Some Day Traders enjoy significant profits over a long period, and some make profits for a while then give it all back in losses. Most reports indicate the majority of Day Traders close their accounts within a year, either because of cash losses, or through realizing they don’t have the time available to commit to making it a success.
To become a profitable Day Trader is difficult. It requires study, preparation, discipline and time. One common mistake that is often made at the outset is to set a profit target, and even worse, think of that as required income, for example, “I need to make $2,000 per month to pay my bills”. Don’t start there!
The alternative approach is to measure trading performance in terms of percentage points rather than in absolute terms. Ask a professional portfolio manager at an institutional asset manager what their performance is like and you’ll likely be answered in terms of “Up or down x% on the month and Up or down y% on the year”. These guys, being paid salaries to trade, don’t talk in absolute cash terms until it’s time to negotiate their end of year bonuses. What’s more, the majority are going to be delighted if they make a 20% annual return. In fact, a portfolio manager with returns over that number would have to work hard at attracting new institutional grade investors. Some investors would draw on their gut feeling that ‘somewhere in there’ the risk return ratio must be skewed towards risk. Others might argue that “OK, you obviously had a good idea that worked out, but I really needed to be in the trade from the beginning”.

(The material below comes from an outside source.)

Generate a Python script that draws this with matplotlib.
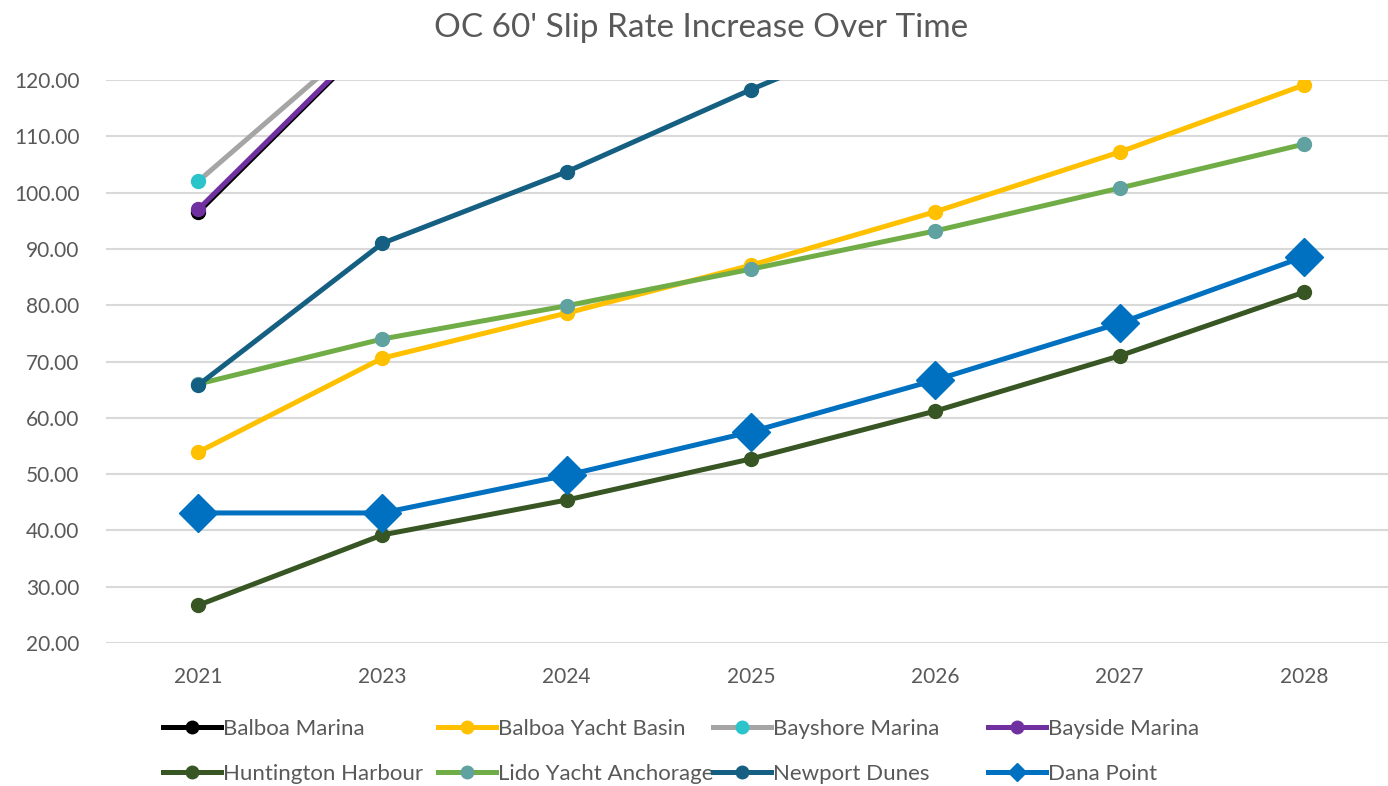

If you’re looking to open a day trading account and have £5,000 capital available, then taking the account to £6,000 over the period of a whole year would in percentage terms put you in line with successful institutional investors. On the other hand an annual return of £1,000 might not be the kind of number you were thinking of when running with the idea of taking up Day Trading. It’s clear at this point that profitability in cash terms is dependent on the amount of capital you put up and the risk return profile you decide to run.
Step back for a moment and consider how your trading methodology would be different if your target was to achieve a relatively modest return (say 10%), but not to exceed it, and are given a long-time window in which to trade. You may have twenty trading ideas that you are currently looking to put on. But in this different environment it’s not a question of which of the twenty would be proved to be good trades, it is more, which few of them are the best to use to meet the target. This cherry-picking of trades does mean you might not put on trades that turn out to be very profitable which is obviously frustrating but is what demo accounts are for. It does however mean you might not put on the other trades that would have gone on to lose you money and that is crucial.